EP Review

Parkay Quarts – Content Nausea

A collection of songs that reflects anxiety and paranoia, a distrust of the present but also belief in their own ability.

Parkay Quarts - Content Nausea

Remember when bands used to release an album a year? OK, with the current artist cycle of album, promotion and tour, most of us probably don’t, but it has that romantic, independent feel doesn’t it? That fresh and exhilarating sensation of a band with too many ideas to contain, recording things as soon they come to them. And Parquet Courts/Parkay Quarts (whatever they’re calling themselves as you read this) are keeping that DIY philosophy going.

‘Content Nausea’ is the band’s second release of 2014 after the excellent ‘Sunbathing Animal’. Pitched as somewhere between an LP and an EP, its ramshackle 35 minutes - including a cover of ‘These Boots Were Made for Walking’ - features more than enough ideas and sublime moments to justify a second release of the year.

It also cements their DIY ethos, mostly having been made by the band’s Andrew Savage and Austin Brown and was recorded, mixed, and mastered in two weeks on a four-track tape machine.

It’s not the only thing that hints at a longing for a time gone by. The title track – a shot across the bows of empty modernity, as the name suggests – works as a point of reference for their aversion to the digital age too. It’s the centre point for the release, where, over rolling drums and a jazzy breakdown, they deliver a stream of consciousness diatribe against “all lives lost to the ceremony of progress”. “Content that’s what you call it… This year it became harder to be tender, harder and harder to remember meeting a friend, writing a letter, being lost… ignore this part it’s an advertisement.”

Yet if that highlights a band dealing with changes – in them, in expectations and in their surroundings - the homophonic name shift (though the ‘Parkay Quarts’ moniker was also previously used for last year’s ‘Tally All the Things That You Broke’ EP) also seems to allow them freer rein to try new ideas, throw them around and see what sticks.

So while ‘Pretty Machines’ and its brilliantly effortless swagger follows their Pavement rock template (and features the choice line, “Punk songs, I thought they were different and I thought they could end it, but it was a deception”) there’s also ‘Psycho Structures’, a song built on a drum machine beat, muffled vocals and a Joy Division-y chorus before completely disintegrating and ‘The Nap’, the sound of a fried, paranoid brain trying to find answers (a thread that runs throughout). The three interludes featured also help lend the piece the atmosphere of an album.

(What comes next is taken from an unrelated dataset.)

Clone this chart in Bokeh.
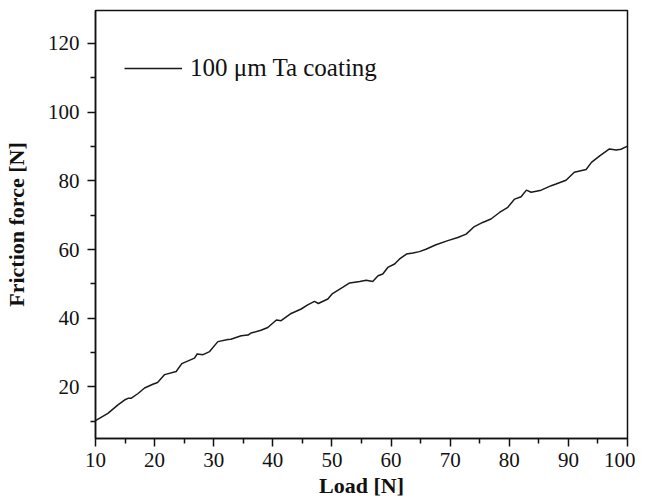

Yet it’s the sprawling and lovely ‘Uncast Shadow’ which is the stand out, a stunning slow-burner of Dylan-esque proportions with Savage singing of “two men tragically colliding in the deep south”. The dusty, sunset guitar hypnotises before exploding and fading into a void.

It’s a collection of songs that reflects anxiety and paranoia, a distrust of the present but also belief in their own ability. It also presents a band with a future in which they have opened up new avenues for themselves. Parkay Quarts have delivered some great #content.